Task details: Give again exactly the lines that run from the start of the records to the line holding "import pandas as pd", both ends counted. Do not include the pictures.

=== Records shown ===

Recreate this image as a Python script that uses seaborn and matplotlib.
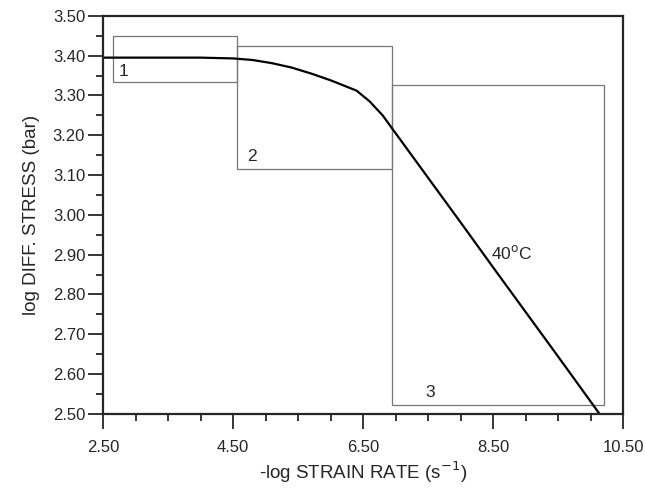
import matplotlib
matplotlib.use('Agg')
import matplotlib.pyplot as plt
from matplotlib.patches import Rectangle
from matplotlib.ticker import MultipleLocator
import seaborn as sns
import pandas as pd

# flow curve at 40 C
strain_rate = [2.5, 3.0, 3.5, 4.0, 4.5, 4.8, 5.1, 5.4, 5.7, 6.0, 6.2, 6.4, 6.6,
               6.8, 7.0, 7.5, 8.0, 8.5, 9.0, 9.5, 10.0, 10.15]
stress = [3.395, 3.395, 3.395, 3.395, 3.393, 3.389, 3.381, 3.370, 3.355, 3.338,
          3.325, 3.312, 3.285, 3.250, 3.205, 3.093, 2.981, 2.868, 2.756, 2.644,
          2.531, 2.497]

x_ticks = [2.5, 4.5, 6.5, 8.5, 10.5]
x_ticklabels = ['2.50', '4.50', '6.50', '8.50', '10.50']

# regime boxes: x0, x1, y0, y1
box_labels = ['1', '2', '3']
box_x0 = [2.65, 4.56, 6.94]
box_x1 = [4.56, 6.94, 10.20]
box_y0 = [3.335, 3.115, 2.523]
box_y1 = [3.450, 3.423, 3.325]
label_x = [2.82, 4.79, 7.53]
label_y = [3.36, 3.146, 2.553]

sns.set_style("ticks")
plt.rcParams['font.family'] = ['Liberation Sans', 'DejaVu Sans']

fig = plt.figure(figsize=(6.45, 4.95), dpi=100)
ax = fig.add_axes([0.160, 0.164, 0.806, 0.804])

df = pd.DataFrame({'rate': strain_rate, 'stress': stress})
sns.lineplot(data=df, x='rate', y='stress', color='black', lw=1.6, ax=ax)

for i in range(len(box_labels)):
    ax.add_patch(Rectangle((box_x0[i], box_y0[i]), box_x1[i] - box_x0[i],
                           box_y1[i] - box_y0[i], fill=False,
                           edgecolor='#777777', lw=0.9))
    ax.text(label_x[i], label_y[i], box_labels[i], fontsize=12.5, ha='center', va='center')

ax.text(8.79, 2.905, '40$^{\\mathrm{o}}$C', fontsize=12.5, ha='center', va='center')

ax.set_xlim(2.5, 10.5)
ax.set_ylim(2.5, 3.5)
ax.set_xticks(x_ticks)
ax.set_xticklabels(x_ticklabels)
ax.xaxis.set_minor_locator(MultipleLocator(0.5))
ax.yaxis.set_major_locator(MultipleLocator(0.1))
ax.yaxis.set_minor_locator(MultipleLocator(0.05))
ax.yaxis.set_major_formatter('{x:.2f}')
ax.tick_params(which='major', length=11, width=1.3, labelsize=12, direction='out')
ax.tick_params(which='minor', length=5, width=1.3, direction='out')
ax.tick_params(axis='x', which='major', pad=8)
ax.tick_params(axis='y', which='major', pad=2)

for s in ax.spines.values():
    s.set_linewidth(1.6)
    s.set_visible(True)

ax.set_xlabel('-log STRAIN RATE (s$^{-1}$)', fontsize=13.5, labelpad=3)
ax.set_ylabel('log DIFF. STRESS (bar)', fontsize=13.5, labelpad=9)

fig.savefig('out.png', dpi=100)
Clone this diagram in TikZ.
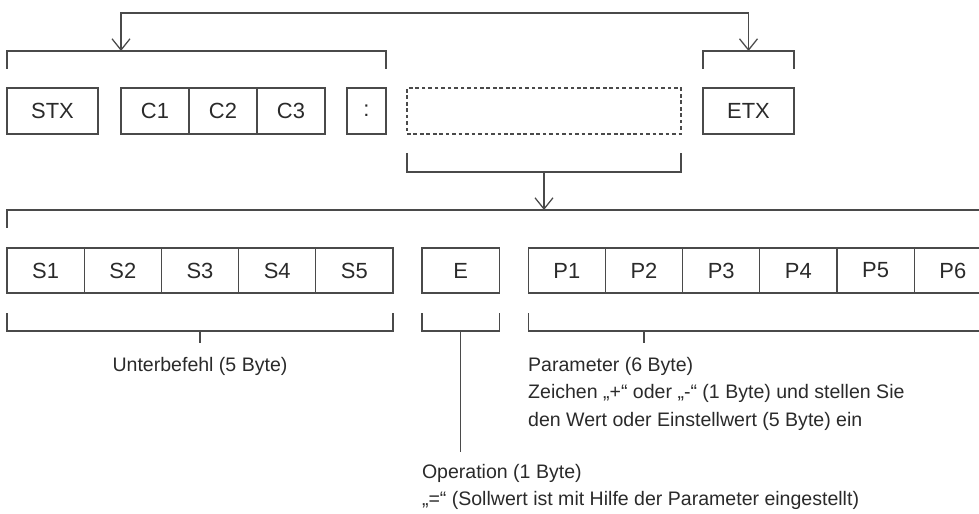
\documentclass[tikz,border=0pt]{standalone}
\usepackage{fontspec}
\setmainfont{Liberation Sans}
\usepackage{xcolor}
\usepackage{tikz}
\usetikzlibrary{arrows.meta, positioning}
\definecolor{boxline}{HTML}{4A4A4A}
\definecolor{labeltext}{HTML}{2A2A2A}

\begin{document}
\begin{tikzpicture}[
        font=\fontsize{13.9pt}{19.6pt}\selectfont,
        text=labeltext,
        >={Straight Barb[length=0.28cm, width=0.45cm]},
        field/.style={rectangle, draw=boxline, line width=0.9pt, inner sep=0pt, outer sep=0pt, minimum height=1.15cm, font=\fontsize{15.6pt}{18pt}\selectfont},
        byte/.style={field, minimum width=1.93cm, minimum height=1.125cm},
        bracket/.style={draw=boxline, line width=0.9pt},
        note/.style={inner sep=0pt, outer sep=0pt, align=left}
    ]
        \useasboundingbox (0,0) rectangle (24.475,-12.85);
        \clip (0,0) rectangle (24.475,-12.85);

        \node[field, minimum width=2.275cm] (stx) at (1.3125,-2.775) {STX};
        \node[field, minimum width=1.7cm, right=0.575cm of stx] (c1) {C1};
        \node[field, minimum width=1.7cm, right=0pt of c1] (c2) {C2};
        \node[field, minimum width=1.7cm, right=0pt of c2] (c3) {C3};
        \node[field, minimum width=0.975cm, right=0.55cm of c3] (colon) {:};
        \node[field, dashed, dash pattern=on 2.6pt off 2pt, minimum width=6.85cm, right=0.525cm of colon] (subcmd) {};
        \node[field, minimum width=2.275cm, right=0.55cm of subcmd] (etx) {ETX};

        \node[byte] (s1) at (1.14,-6.7625) {S1};
        \node[byte, right=0pt of s1] (s2) {S2};
        \node[byte, right=0pt of s2] (s3) {S3};
        \node[byte, right=0pt of s3] (s4) {S4};
        \node[byte, right=0pt of s4] (s5) {S5};
        \node[byte, right=0.725cm of s5] (op) {E};
        \node[byte, right=0.725cm of op] (p1) {P1};
        \node[byte, right=0pt of p1] (p2) {P2};
        \node[byte, right=0pt of p2] (p3) {P3};
        \node[byte, right=0pt of p3] (p4) {P4};
        \node[byte, right=0pt of p4] (p5) {P5};
        \node[byte, right=0pt of p5] (p6) {P6};

        \coordinate (cmdin) at ([yshift=0.925cm]c1.north west);
        \coordinate (etxin) at ([yshift=0.925cm]etx.north);
        \coordinate (fieldtop) at ([yshift=0.95cm]s1.north west);
        \coordinate (subbot) at ([yshift=-0.95cm]s3.south);
        \coordinate (substem) at ([yshift=-0.3cm]subbot);
        \coordinate (opbot) at ([yshift=-0.95cm]op.south);
        \coordinate (opstem) at ([yshift=-3.025cm]opbot);
        \coordinate (parbot) at ([yshift=-0.95cm]p2.south);
        \coordinate (parstem) at ([yshift=-0.3cm]parbot);

        \node[note, below=0.35cm of substem] (subtext) {Unterbefehl (5 Byte)};
        \node[note, anchor=north west] (partext) at (p1.south west |- subtext.north)
            {Parameter (6 Byte)\\Zeichen „+“ oder „-“ (1 Byte) und stellen Sie\\den Wert oder Einstellwert (5 Byte) ein};
        \node[note, anchor=north west] (optext) at ([yshift=-0.3cm]op.south west |- opstem)
            {Operation (1 Byte)\\„=“ (Sollwert ist mit Hilfe der Parameter eingestellt)};

        \draw[bracket] ([yshift=0.475cm]stx.north west) -- ([yshift=0.925cm]stx.north west) -- ([yshift=0.925cm]colon.north east) -- ([yshift=0.475cm]colon.north east);
        \draw[bracket] ([yshift=0.475cm]etx.north west) -- ([yshift=0.925cm]etx.north west) -- ([yshift=0.925cm]etx.north east) -- ([yshift=0.475cm]etx.north east);
        \draw[bracket, <->] (cmdin) -- ++(0,0.95cm) -| (etxin);
        \draw[bracket] ([yshift=-0.475cm]subcmd.south west) -- ([yshift=-0.95cm]subcmd.south west) -- ([yshift=-0.95cm]subcmd.south east) -- ([yshift=-0.475cm]subcmd.south east);
        \draw[bracket] ([yshift=0.5cm]s1.north west) -- (fieldtop) -- ([yshift=0.95cm]p6.north east) -- ([yshift=0.5cm]p6.north east);
        \draw[bracket, ->] ([yshift=-0.95cm]subcmd.south) -- (fieldtop -| subcmd.south);

        \draw[bracket] ([yshift=-0.5cm]s1.south west) -- ([yshift=-0.95cm]s1.south west) -- ([yshift=-0.95cm]s5.south east) -- ([yshift=-0.5cm]s5.south east);
        \draw[bracket] ([yshift=-0.5cm]op.south west) -- ([yshift=-0.95cm]op.south west) -- ([yshift=-0.95cm]op.south east) -- ([yshift=-0.5cm]op.south east);
        \draw[bracket] ([yshift=-0.5cm]p1.south west) -- ([yshift=-0.95cm]p1.south west) -- ([yshift=-0.95cm]p6.south east) -- ([yshift=-0.5cm]p6.south east);
        \draw[bracket] (subbot) -- (substem);
        \draw[bracket] (opbot) -- (opstem);
        \draw[bracket] (parbot) -- (parstem);
    \end{tikzpicture}
\end{document}
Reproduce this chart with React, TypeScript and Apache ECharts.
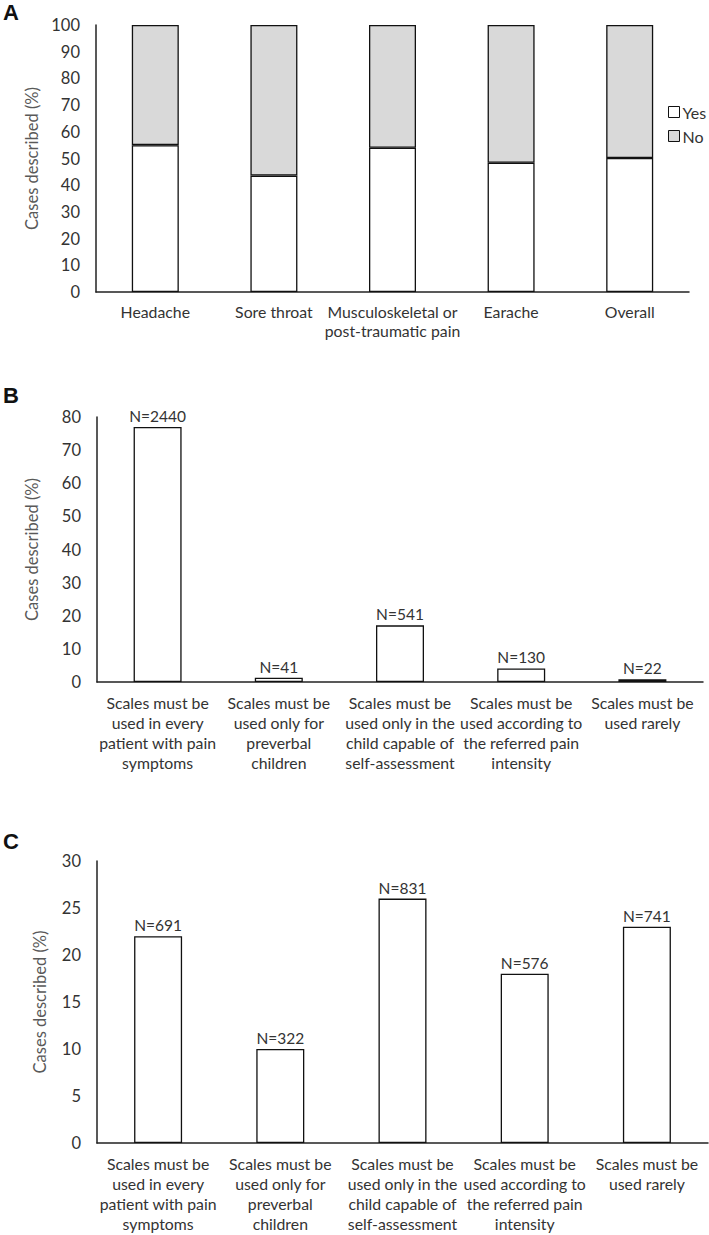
import React, { useEffect, useRef } from "react";
import * as echarts from "echarts";

// Panel A
const painCategories = [
  "Headache",
  "Sore throat",
  "Musculoskeletal or\npost-traumatic pain",
  "Earache",
  "Overall",
];
const yesValues = [55, 43.6, 54, 48.4, 50.2];
const noValues = [45, 56.4, 46, 51.6, 49.8];

// Panels B and C
const scaleCategories = [
  "Scales must be\nused in every\npatient with pain\nsymptoms",
  "Scales must be\nused only for\npreverbal\nchildren",
  "Scales must be\nused only in the\nchild capable of\nself-assessment",
  "Scales must be\nused according to\nthe referred pain\nintensity",
  "Scales must be\nused rarely",
];
const bValues = [77, 1.3, 17.1, 4.1, 0.8];
const bCounts = ["N=2440", "N=41", "N=541", "N=130", "N=22"];
const cValues = [22, 10, 26, 18, 23];
const cCounts = ["N=691", "N=322", "N=831", "N=576", "N=741"];

const yTicksA = { min: 0, max: 100, interval: 10 };
const yTicksB = { min: 0, max: 80, interval: 10 };
const yTicksC = { min: 0, max: 30, interval: 5 };

const FONT = "Lato, 'Open Sans', sans-serif";
const TEXT = "#333";

export default function App() {
  const ref = useRef<HTMLDivElement>(null);
  useEffect(() => {
    if (!ref.current) return;
    const chart = echarts.init(ref.current, undefined, { renderer: "svg" });
    const axisLine = { show: true, lineStyle: { color: "#222", width: 1.5 } };
    const yAxisBase = (ticks: any, gridIndex: number, nameGap: number) => ({
      type: "value",
      gridIndex,
      ...ticks,
      name: "Cases described (%)",
      nameLocation: "middle",
      nameGap,
      nameTextStyle: { fontFamily: FONT, fontSize: 16.5, color: "#595959" },
      axisLine,
      axisTick: { show: false },
      splitLine: { show: false },
      axisLabel: { fontFamily: FONT, fontSize: 16.5, color: TEXT, margin: 16 },
    });
    const xAxisBase = (data: string[], gridIndex: number, lh: number) => ({
      type: "category",
      gridIndex,
      data,
      axisLine,
      axisTick: { show: false },
      axisLabel: {
        interval: 0,
        fontFamily: FONT,
        fontSize: 15.8,
        color: TEXT,
        margin: 10,
        lineHeight: lh,
      },
    });
    const barStyle = (color: string) => ({ color, borderColor: "#111", borderWidth: 1.3 });
    const nLabel = (counts: string[]) => ({
      show: true,
      position: "top",
      distance: 3,
      fontFamily: FONT,
      fontSize: 15.5,
      color: TEXT,
      formatter: (p: any) => counts[p.dataIndex],
    });

    chart.setOption({
      animation: false,
      backgroundColor: "#fff",
      grid: [
        { left: 96, top: 25, width: 593, height: 267 },
        { left: 97, top: 417, width: 606, height: 265 },
        { left: 97, top: 861, width: 611, height: 282 },
      ],
      legend: {
        orient: "vertical",
        left: 663,
        top: 99,
        itemWidth: 11,
        itemHeight: 11,
        itemGap: 8,
        textStyle: { fontFamily: FONT, fontSize: 16, color: TEXT, padding: [0, 0, 0, -2] },
        data: [
          { name: "Yes", icon: "rect", itemStyle: { color: "#fff", borderColor: "#111", borderWidth: 1 } },
          { name: "No", icon: "rect", itemStyle: { color: "#d9d9d9", borderColor: "#111", borderWidth: 1 } },
        ],
      },
      xAxis: [
        xAxisBase(painCategories, 0, 19),
        xAxisBase(scaleCategories, 1, 20),
        xAxisBase(scaleCategories, 2, 20),
      ],
      yAxis: [yAxisBase(yTicksA, 0, 56), yAxisBase(yTicksB, 1, 57), yAxisBase(yTicksC, 2, 49)],
      series: [
        {
          name: "Yes",
          type: "bar",
          stack: "a",
          xAxisIndex: 0,
          yAxisIndex: 0,
          barWidth: 47,
          data: yesValues,
          itemStyle: barStyle("#ffffff"),
        },
        {
          name: "No",
          type: "bar",
          stack: "a",
          xAxisIndex: 0,
          yAxisIndex: 0,
          barWidth: 47,
          data: noValues,
          itemStyle: barStyle("#d9d9d9"),
        },
        {
          name: "B",
          type: "bar",
          xAxisIndex: 1,
          yAxisIndex: 1,
          barWidth: 48,
          data: bValues,
          itemStyle: barStyle("#ffffff"),
          label: nLabel(bCounts),
        },
        {
          name: "C",
          type: "bar",
          xAxisIndex: 2,
          yAxisIndex: 2,
          barWidth: 48,
          data: cValues,
          itemStyle: barStyle("#ffffff"),
          label: nLabel(cCounts),
        },
      ],
      graphic: [
        { type: "text", left: 3, top: 1, style: { text: "A", fontFamily: "'Liberation Sans', Arial, sans-serif", fontWeight: "bold", fontSize: 22, fill: "#111" } },
        { type: "text", left: 3, top: 384, style: { text: "B", fontFamily: "'Liberation Sans', Arial, sans-serif", fontWeight: "bold", fontSize: 22, fill: "#111" } },
        { type: "text", left: 3, top: 830, style: { text: "C", fontFamily: "'Liberation Sans', Arial, sans-serif", fontWeight: "bold", fontSize: 22, fill: "#111" } },
      ],
    });
    return () => chart.dispose();
  }, []);
  return (
    <div
      ref={ref}
      style={{ position: "absolute", left: 0, top: 0, width: 709, height: 1235, background: "#fff" }}
    />
  );
}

===

The reply:
Recreate this image as a Python script that uses seaborn and matplotlib.
import matplotlib
matplotlib.use('Agg')
import matplotlib.pyplot as plt
from matplotlib.patches import Rectangle
from matplotlib.ticker import MultipleLocator
import seaborn as sns
import pandas as pd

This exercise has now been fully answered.